Bis zur Endphase des Dreissigjährigen Krieges blieb Aachen von größeren militärischen Bedrohungen verschont. Ob die Mächtigkeit der Befestigungen eine abschreckende Wirkung darstellten mag dahingestellt sein. Es ist auffällig, dass die Mauern ab dem 16. Jahrhundert nicht durch bastionäre Anlagen verstärkt wurden (siehe Köln, Jülich etc.). Es bestand vermutlich kein akuter Handlungsbedarf.

Eine richtige Belagerung fand erst im Jahre 1638 statt und endete mit der Übergabe der Stadt an die kaiserlichen Truppen (6000 Mann) unter den Generalissimi de Grana und Piccolomini. Eine zweite Einquartierung feindlicher Truppen fand ein halbes Jahr später ohne weiteren Widerstand seitens der Verteidiger statt. Ein siegreiches Gefecht bei Haaren und eine Kontributionszahlung konnten in den folgenden Jahren weiteren Schaden von der Stadt abwenden. In den letzten Jahren des Krieges und während der folgenden Auseinandersetzungen des Französisch – Spanischen Krieges beschränkten sich die Bedrängungen und Verwüstungen auf Gebiete außerhalb der Mauern.

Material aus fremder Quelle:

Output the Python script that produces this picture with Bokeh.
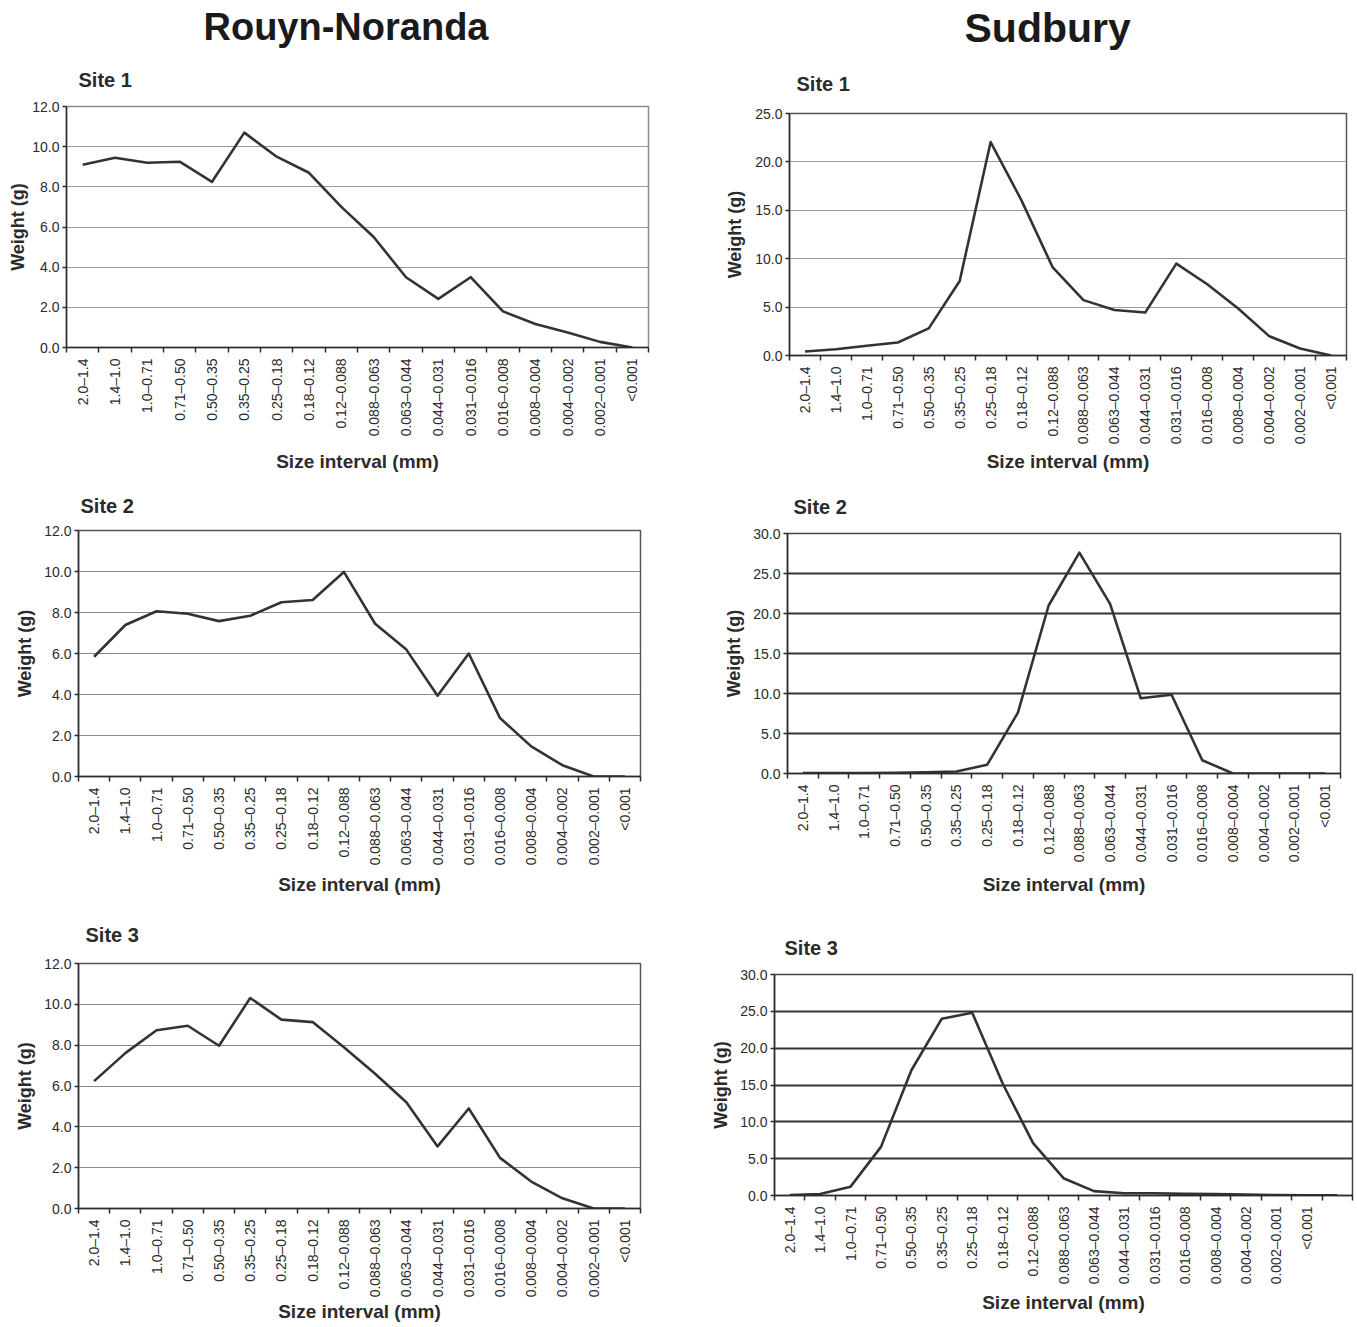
import math
from bokeh.plotting import figure
from bokeh.models import Range1d, FixedTicker, NumeralTickFormatter, Title, ColumnDataSource
from bokeh.layouts import row, column
from bokeh.embed import file_html
from bokeh.resources import INLINE

# ---------------- data ----------------
size_intervals = ["2.0–1.4", "1.4–1.0", "1.0–0.71", "0.71–0.50", "0.50–0.35",
                  "0.35–0.25", "0.25–0.18", "0.18–0.12", "0.12–0.088",
                  "0.088–0.063", "0.063–0.044", "0.044–0.031", "0.031–0.016",
                  "0.016–0.008", "0.008–0.004", "0.004–0.002", "0.002–0.001",
                  "<0.001"]
sudbury_site3_intervals = size_intervals + [""]

rouyn_site1 = [9.1, 9.45, 9.2, 9.25, 8.25, 10.7, 9.5, 8.7, 7.0, 5.5, 3.5,
               2.42, 3.5, 1.8, 1.17, 0.75, 0.28, 0.0]
rouyn_site2 = [5.84, 7.39, 8.06, 7.94, 7.58, 7.84, 8.5, 8.61, 9.98, 7.45, 6.19,
               3.94, 6.0, 2.85, 1.47, 0.55, 0.0, 0.0]
rouyn_site3 = [6.24, 7.61, 8.73, 8.95, 7.97, 10.31, 9.25, 9.13, 7.9, 6.6, 5.2,
               3.04, 4.9, 2.48, 1.32, 0.5, 0.0, 0.0]

sudbury_site1 = [0.41, 0.65, 1.0, 1.34, 2.8, 7.7, 22.05, 16.0, 9.14, 5.72, 4.7,
                 4.45, 9.49, 7.36, 4.85, 2.0, 0.72, 0.0]
sudbury_site2 = [0.05, 0.05, 0.05, 0.1, 0.15, 0.25, 1.1, 7.6, 21.0, 27.6, 21.2,
                 9.4, 9.85, 1.66, 0.0, 0.0, 0.0, 0.0]
sudbury_site3 = [0.05, 0.2, 1.2, 6.6, 17.0, 24.0, 24.8, 15.2, 7.1, 2.35, 0.6,
                 0.3, 0.3, 0.22, 0.18, 0.13, 0.05, 0.03, 0.03]

column_titles = ["Rouyn-Noranda", "Sudbury"]
site_titles = ["Site 1", "Site 2", "Site 3"]
x_title = "Size interval (mm)"
y_title = "Weight (g)"

FONT = "Liberation Sans"
INK = "#2b2b2b"


def make_panel(labels, values, ymax, ystep, width, height, borders, title,
               title_offset, title_standoff, ylab_standoff, xlab_standoff,
               grid_color, grid_width, outline_color, header=None,
               header_offset=0, header_size="38px", header_standoff=0):
    n = len(labels)
    left, right, top, bottom = borders
    p = figure(width=width, height=height, title=None,
               x_range=Range1d(0, n), y_range=Range1d(0, ymax),
               output_backend="svg", toolbar_location=None,
               min_border_left=left, min_border_right=right,
               min_border_top=top, min_border_bottom=bottom)
    p.background_fill_color = "white"
    p.border_fill_color = "white"
    p.outline_line_color = outline_color
    p.outline_line_width = 1.5

    # titles (first added is nearest the frame)
    p.add_layout(Title(text=title, align="left", offset=title_offset,
                       standoff=title_standoff, text_font=FONT,
                       text_font_size="20px", text_font_style="bold",
                       text_color=INK), "above")
    if header is not None:
        p.add_layout(Title(text=header, align="left", offset=header_offset,
                           standoff=header_standoff, vertical_align="top",
                           text_font=FONT, text_font_size=header_size,
                           text_font_style="bold", text_color="#1a1a1a"),
                     "above")

    centers = [i + 0.5 for i in range(n)]
    bounds = list(range(n + 1))
    src = ColumnDataSource(data=dict(x=[i + 0.5 for i in range(len(values))],
                                     y=values))
    p.line("x", "y", source=src, line_color="#333333", line_width=2.6,
           line_join="round")

    # x axis: category labels at centres, ticks at category boundaries
    xa = p.xaxis[0]
    xa.ticker = FixedTicker(ticks=centers, minor_ticks=bounds)
    xa.major_label_overrides = {c: lab for c, lab in zip(centers, labels)}
    xa.major_label_orientation = math.pi / 2
    xa.major_tick_line_color = None
    xa.minor_tick_line_color = INK
    xa.minor_tick_line_width = 1.5
    xa.minor_tick_out = 5
    xa.minor_tick_in = 0
    xa.major_label_standoff = 5
    xa.major_label_text_font = FONT
    xa.major_label_text_font_size = "14px"
    xa.major_label_text_color = INK
    xa.axis_line_color = INK
    xa.axis_line_width = 1.5
    xa.axis_label = x_title
    xa.axis_label_text_font = FONT
    xa.axis_label_text_font_size = "19px"
    xa.axis_label_text_font_style = "bold"
    xa.axis_label_text_color = INK
    xa.axis_label_standoff = xlab_standoff

    # y axis
    ya = p.yaxis[0]
    yticks = [k * ystep for k in range(int(round(ymax / ystep)) + 1)]
    ya.ticker = FixedTicker(ticks=yticks)
    ya.formatter = NumeralTickFormatter(format="0.0")
    ya.major_tick_out = 4
    ya.major_tick_in = 0
    ya.major_tick_line_color = INK
    ya.major_tick_line_width = 1.5
    ya.minor_tick_line_color = None
    ya.major_label_standoff = 3
    ya.major_label_text_font = FONT
    ya.major_label_text_font_size = "14px"
    ya.major_label_text_color = INK
    ya.axis_line_color = INK
    ya.axis_line_width = 1.5
    ya.axis_label = y_title
    ya.axis_label_text_font = FONT
    ya.axis_label_text_font_size = "18px"
    ya.axis_label_text_font_style = "bold"
    ya.axis_label_text_color = INK
    ya.axis_label_standoff = ylab_standoff

    p.xgrid.visible = False
    p.ygrid.ticker = FixedTicker(ticks=yticks)
    p.ygrid.grid_line_color = grid_color
    p.ygrid.grid_line_width = grid_width
    return p


W1, W2 = 682, 673
H1, H2, H3 = 476, 424, 425

r1 = make_panel(size_intervals, rouyn_site1, 12, 2, W1, H1, (66, 34, 106, 129),
                site_titles[0], 12, 31, 1, 12, "#9a9a9a", 1.2, "#8a8a8a",
                header=column_titles[0], header_offset=137, header_size="38px",
                header_standoff=4)
s1 = make_panel(size_intervals, sudbury_site1, 25, 5, W2, H1, (107, 9, 113, 121),
                site_titles[0], 7, 37, 7, 4, "#9a9a9a", 1.2, "#555555",
                header=column_titles[1], header_offset=175, header_size="41px",
                header_standoff=0)
r2 = make_panel(size_intervals, rouyn_site2, 12, 2, W1, H2, (78, 42, 54, 124),
                site_titles[1], 2, 28, 6, 6, "#8a8a8a", 1.2, "#555555")
s2 = make_panel(size_intervals, sudbury_site2, 30, 5, W2, H2, (105, 15, 57, 127),
                site_titles[1], 6, 31, 6, 9, "#333333", 1.8, "#444444")
r3 = make_panel(size_intervals, rouyn_site3, 12, 2, W1, H3, (78, 42, 63, 117),
                site_titles[2], 7, 35, 6, 1, "#8a8a8a", 1.2, "#555555")
s3 = make_panel(sudbury_site3_intervals, sudbury_site3, 30, 5, W2, H3,
                (92, 3, 74, 130), site_titles[2], 10, 31, 6, 5, "#333333", 1.8,
                "#444444")

layout = column(row(column(r1), column(s1)),
                row(column(r2), column(s2)),
                row(column(r3), column(s3)))

with open("out.html", "w") as f:
    f.write(file_html(layout, INLINE, "Size distribution"))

Im Verlauf des 18. Jahrhunderts stellte die Stadt kein lohnendes militärisches Ziel mehr dar, so dass nach der Einverleibung Aachen in den Französischen Staat (Departement de la Roer) die Befestigungen zu Beginn des 19. Jahrhunderts zu großen Teilen abgebrochen wurden. Die Flächen der niedergelegten Mauern, Tore und Türme wurden zwischen St. Adalbert und dem Ponttor in Grünflächen umgewandelt. Von der Bevölkerung wurde diese Maßnahme als Akt der Moderne und Befreiung angesehen. Man feierte das Einziehen von Licht und frischer Luft in die als bedrückend empfundene Enge der Mauern. In Preußischer Zeit wurden bis zum Ende des 19. Jahrhunderts die Reste der ehemaligen Stadtbefestigung bis auf die noch heute vorhandenen Reste abgebrochen. Einige innerstädtischen Bauwerke wie zum Beispiel die Jakobskirche und andere Neubauten profitierten von den vielfältigen Baumaterialien der niedergelegten Mauern.

Die Jakobskirche.

Die Aufgabe der früheren Tore als Kontrollstellen für ein- und ausgehende Waren übernahmen nun kurzfristig angelegte Neubauten wie das Zollhäuschen an der Stelle des ehemaligen Königstores.

Das Zollhäuschen an der Königsstraße.

Versetzte Torpfeiler von der Königsstraße am Hangeweiher.

Heute werden die übrig gebliebenen Tore und Türme in der Hauptsache von Vereinen und unterschiedlichen öffentlichen Einrichtungen genutzt.